All of these address spaces are also accessible by the CPU with the
PCI I/O and PCI Memory address spaces being used by the device
drivers and the PCI Configuration space being used by the PCI
initialization code within the Linux kernel.
The PCI Configuration Header
Every PCI device in the system, including the PCI-PCI bridges
has a configuration data structure that is somewhere in the PCI
configuration address space.
The PCI Configuration header allows the system to identify and
control the device.
Exactly where the header is in the PCI Configuration address
space depends on where in the PCI topology that device is. For
example, a PCI video card plugged into one PCI slot on the PC
motherboard will have its configuration header at one location and
if it is plugged into another PCI slot then its header will appear
in another location in PCI Configuration memory
Vendor Identification A unique number describing the originator
of the PCI device. Digital's PCI Vendor Identification is 0x1011
and Intel's is 0x8086.
Device Identification A unique number describing the device
itself. For example, Digital's 21141 fast ethernet device has a
device identification of 0x0009.
Status This field gives the status of the device with the
meaning of the bits of this field set by the standard. .
Command By writing to this field the system controls the device,
for example allowing the device to access PCI I/O memory, Class
Code This identifies the type of device that this is. There are
standard classes for every sort of device; video, SCSI and so on.
The class code for SCSI is 0x0100.
Base Address Registers These registers are used to determine and
allocate the type, amount and location of PCI I/O and PCI memory
space that the device can use.
Interrupt Pin Four of the physical pins on the PCI card carry
interrupts from the card to the PCI bus. The standard labels these
as A, B, C and D. The Interrupt Pin field describes which of these
pins this PCI device uses. Generally it is hardwired for a
pariticular device. That is, every time the system boots, the
device uses the same interrupt pin.

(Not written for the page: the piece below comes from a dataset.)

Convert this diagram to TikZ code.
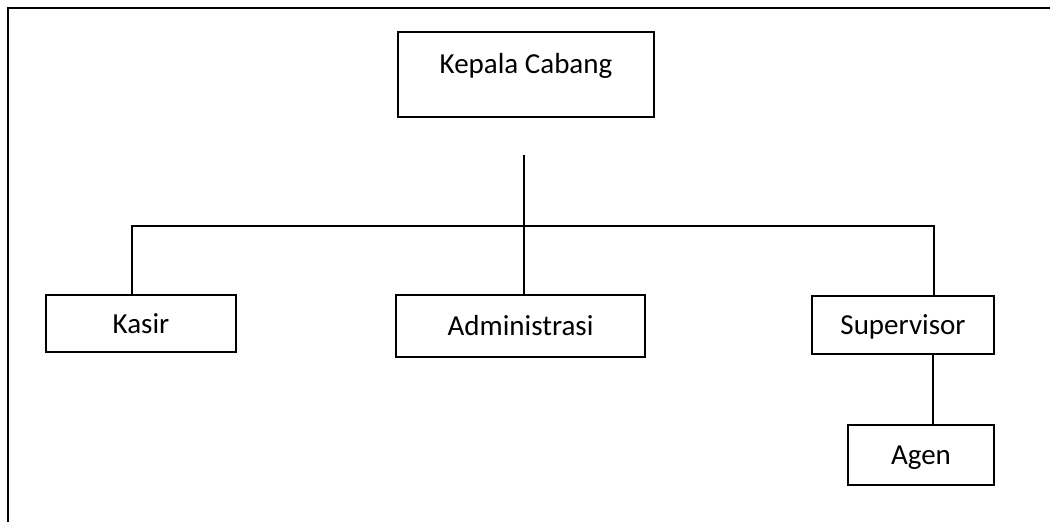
\documentclass[tikz,border=0pt]{standalone}
\usepackage{fontspec}
\setmainfont{Carlito}
\usetikzlibrary{positioning}

\begin{document}
\begin{tikzpicture}[
  x=1pt, y=-1pt,
  box/.style={draw, line width=1.3pt, inner sep=0pt, text height=19pt, text depth=0pt,
              font=\fontsize{29}{34}\selectfont},
  link/.style={line width=1.1pt}
]
\useasboundingbox (0,0) rectangle (1050,522);
% frame, cut by the page edge
\draw[line width=2pt] (8,530) -- (8,8) -- (1060,8);

\node[box, line width=2pt, minimum width=256pt, text height=41pt, text depth=44pt] (kepala) at (526,74.5) {Kepala Cabang};
\node[box, minimum width=190pt, minimum height=57pt] (kasir) at (141,323.5) {Kasir};
\node[box, minimum width=249pt, minimum height=62pt] (admin) at (520.5,326) {Administrasi};
\node[box, minimum width=182pt, minimum height=58pt] (super) at (903,325) {Supervisor};
\node[box, minimum width=146pt, minimum height=60pt] (agen) at (921,455) {Agen};

\coordinate (top) at (524,155);
\coordinate (busL) at (132,226);
\coordinate (busR) at (934,226);

\draw[link] (top) -- (top |- admin.north);
\draw[link] (busL |- kasir.north) -- (busL) -- (busR) -- (busR |- super.north);
\draw[link] ([xshift=30pt]super.south) -- ([xshift=30pt]super.south |- agen.north);
\end{tikzpicture}
\end{document}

This information allows the
interrupt handling subsystem to manage interrupts from this
device,
Interrupt Line The Interrupt Line field of the device's PCI
Configuration header is used to pass an interrupt handle between
the PCI initialisation code, the device's driver and Linux's
interrupt handling subsystem. The number written there is
meaningless to the the device driver but it allows the interrupt
handler to correctly route an interrupt from the PCI device to the
correct device driver's interrupt handling code within the Linux
operating system
PCI I/O and PCI Memory Addresses
These two address spaces are used by the devices to communicate
with their device drivers running in the Linux kernel on the CPU.

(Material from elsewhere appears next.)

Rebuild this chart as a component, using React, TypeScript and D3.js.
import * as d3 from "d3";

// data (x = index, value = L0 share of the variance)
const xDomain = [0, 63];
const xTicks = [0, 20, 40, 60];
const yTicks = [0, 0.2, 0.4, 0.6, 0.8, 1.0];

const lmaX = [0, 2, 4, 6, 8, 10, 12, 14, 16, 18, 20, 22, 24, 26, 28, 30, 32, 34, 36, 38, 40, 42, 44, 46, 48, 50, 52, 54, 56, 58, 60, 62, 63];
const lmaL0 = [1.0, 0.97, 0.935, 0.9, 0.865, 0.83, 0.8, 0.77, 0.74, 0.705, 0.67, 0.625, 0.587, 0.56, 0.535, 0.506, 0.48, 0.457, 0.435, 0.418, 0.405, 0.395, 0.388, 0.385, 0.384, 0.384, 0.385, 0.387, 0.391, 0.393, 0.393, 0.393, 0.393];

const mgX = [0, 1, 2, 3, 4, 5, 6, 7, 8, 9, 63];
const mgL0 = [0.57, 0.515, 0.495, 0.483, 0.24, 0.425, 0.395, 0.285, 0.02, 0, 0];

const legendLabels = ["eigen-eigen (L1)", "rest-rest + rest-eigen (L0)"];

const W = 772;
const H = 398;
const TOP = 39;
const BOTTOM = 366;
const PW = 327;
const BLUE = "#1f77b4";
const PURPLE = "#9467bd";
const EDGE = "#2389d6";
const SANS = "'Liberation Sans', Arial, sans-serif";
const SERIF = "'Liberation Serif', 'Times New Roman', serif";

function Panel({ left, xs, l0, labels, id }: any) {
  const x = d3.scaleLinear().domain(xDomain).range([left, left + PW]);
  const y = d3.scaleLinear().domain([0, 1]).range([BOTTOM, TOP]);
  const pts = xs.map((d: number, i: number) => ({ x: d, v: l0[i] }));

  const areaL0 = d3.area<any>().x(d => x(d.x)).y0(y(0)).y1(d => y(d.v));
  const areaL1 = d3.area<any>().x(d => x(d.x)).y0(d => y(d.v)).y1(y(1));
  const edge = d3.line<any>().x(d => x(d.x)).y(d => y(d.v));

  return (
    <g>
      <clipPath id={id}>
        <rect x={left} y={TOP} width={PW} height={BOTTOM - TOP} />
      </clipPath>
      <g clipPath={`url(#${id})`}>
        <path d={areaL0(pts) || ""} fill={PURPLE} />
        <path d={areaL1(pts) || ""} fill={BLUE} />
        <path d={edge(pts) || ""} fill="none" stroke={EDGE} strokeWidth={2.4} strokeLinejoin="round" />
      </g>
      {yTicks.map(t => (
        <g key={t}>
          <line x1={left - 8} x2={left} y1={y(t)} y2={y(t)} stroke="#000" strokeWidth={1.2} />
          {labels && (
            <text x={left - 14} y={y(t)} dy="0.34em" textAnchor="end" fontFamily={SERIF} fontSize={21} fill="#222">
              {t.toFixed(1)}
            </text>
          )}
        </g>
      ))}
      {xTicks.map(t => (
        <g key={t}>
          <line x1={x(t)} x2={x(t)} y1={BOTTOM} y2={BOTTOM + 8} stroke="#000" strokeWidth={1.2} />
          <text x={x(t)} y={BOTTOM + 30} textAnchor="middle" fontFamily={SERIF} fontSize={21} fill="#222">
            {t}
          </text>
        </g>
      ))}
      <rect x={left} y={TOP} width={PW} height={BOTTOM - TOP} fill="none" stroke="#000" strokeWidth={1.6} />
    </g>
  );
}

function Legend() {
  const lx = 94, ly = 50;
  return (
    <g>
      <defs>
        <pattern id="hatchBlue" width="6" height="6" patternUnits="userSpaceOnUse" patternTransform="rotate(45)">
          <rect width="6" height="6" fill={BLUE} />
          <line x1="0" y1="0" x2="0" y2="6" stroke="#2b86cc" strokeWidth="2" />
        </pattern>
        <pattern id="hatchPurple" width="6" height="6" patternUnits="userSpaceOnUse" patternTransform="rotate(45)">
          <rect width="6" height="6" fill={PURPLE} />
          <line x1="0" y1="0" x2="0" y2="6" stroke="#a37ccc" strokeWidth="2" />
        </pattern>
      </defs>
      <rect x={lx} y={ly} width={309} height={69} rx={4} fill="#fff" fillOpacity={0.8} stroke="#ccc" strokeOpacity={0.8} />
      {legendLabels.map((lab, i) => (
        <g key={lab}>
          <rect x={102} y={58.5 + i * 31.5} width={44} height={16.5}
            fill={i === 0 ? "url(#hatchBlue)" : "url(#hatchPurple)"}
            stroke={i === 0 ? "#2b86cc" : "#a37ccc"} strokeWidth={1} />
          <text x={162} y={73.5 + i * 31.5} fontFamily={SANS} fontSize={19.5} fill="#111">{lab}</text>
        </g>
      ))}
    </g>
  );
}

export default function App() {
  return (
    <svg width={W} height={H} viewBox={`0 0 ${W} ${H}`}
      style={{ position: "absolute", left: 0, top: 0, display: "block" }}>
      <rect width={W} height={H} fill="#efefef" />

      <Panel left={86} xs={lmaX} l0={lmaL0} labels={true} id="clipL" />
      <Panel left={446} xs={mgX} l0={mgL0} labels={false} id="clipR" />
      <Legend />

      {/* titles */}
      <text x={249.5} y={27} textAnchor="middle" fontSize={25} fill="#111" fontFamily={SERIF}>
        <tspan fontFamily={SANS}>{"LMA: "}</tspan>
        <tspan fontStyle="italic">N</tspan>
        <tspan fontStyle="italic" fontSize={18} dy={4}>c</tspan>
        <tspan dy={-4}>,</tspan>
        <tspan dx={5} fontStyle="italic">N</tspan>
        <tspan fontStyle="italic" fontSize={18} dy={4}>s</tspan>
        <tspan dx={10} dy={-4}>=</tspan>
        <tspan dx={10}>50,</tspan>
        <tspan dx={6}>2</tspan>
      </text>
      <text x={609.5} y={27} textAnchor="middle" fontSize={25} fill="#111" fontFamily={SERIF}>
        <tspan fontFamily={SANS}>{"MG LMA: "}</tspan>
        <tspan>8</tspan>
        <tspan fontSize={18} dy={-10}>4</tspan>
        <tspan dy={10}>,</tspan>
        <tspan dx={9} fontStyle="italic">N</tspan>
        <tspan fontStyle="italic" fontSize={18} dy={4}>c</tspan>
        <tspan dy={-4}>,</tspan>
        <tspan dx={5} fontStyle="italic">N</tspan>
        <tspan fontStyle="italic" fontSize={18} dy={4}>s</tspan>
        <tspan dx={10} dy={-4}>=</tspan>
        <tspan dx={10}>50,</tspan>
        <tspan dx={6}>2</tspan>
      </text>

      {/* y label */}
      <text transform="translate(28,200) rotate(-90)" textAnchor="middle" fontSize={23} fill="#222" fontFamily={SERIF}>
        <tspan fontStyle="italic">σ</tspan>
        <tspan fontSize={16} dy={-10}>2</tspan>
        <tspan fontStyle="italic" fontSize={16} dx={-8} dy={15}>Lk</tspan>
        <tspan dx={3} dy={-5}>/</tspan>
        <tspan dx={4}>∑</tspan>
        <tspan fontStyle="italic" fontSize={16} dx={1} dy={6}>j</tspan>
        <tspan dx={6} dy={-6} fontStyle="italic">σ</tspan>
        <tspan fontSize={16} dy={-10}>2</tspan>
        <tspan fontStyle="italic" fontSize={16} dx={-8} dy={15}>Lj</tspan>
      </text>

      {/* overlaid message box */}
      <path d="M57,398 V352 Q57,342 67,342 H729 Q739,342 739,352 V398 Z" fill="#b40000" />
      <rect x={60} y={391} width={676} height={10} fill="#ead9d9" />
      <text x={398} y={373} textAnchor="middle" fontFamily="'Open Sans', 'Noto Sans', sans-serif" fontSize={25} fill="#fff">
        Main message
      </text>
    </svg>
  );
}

For example, the DECchip 21141 fast ethernet device maps its
internal registers into PCI I/O space. Its Linux device driver then
reads and writes those registers to control the device. Video
drivers typically use large amounts of PCI memory space to contain
video information.
Linux PCI Initialization
The PCI initialisation code in Linux is broken into three
logical parts:
PCI Device Driver This pseudo-device driver searches the PCI
system starting at Bus 0 and locates all PCI devices and bridges in
the system. It builds a linked list of data structures describing
the topology of the system. Additionally, it numbers all of the
bridges that it finds.
PCI BIOS This software layer provides the services described in
bib-pci-bios-specification. Even though Alpha AXPdoes not have BIOS
services, there is equivalent code in the Linux kernel providing
the same functions.
PCI Fixup System specific fixup code tidies up the system
specific loose ends of PCI initialization.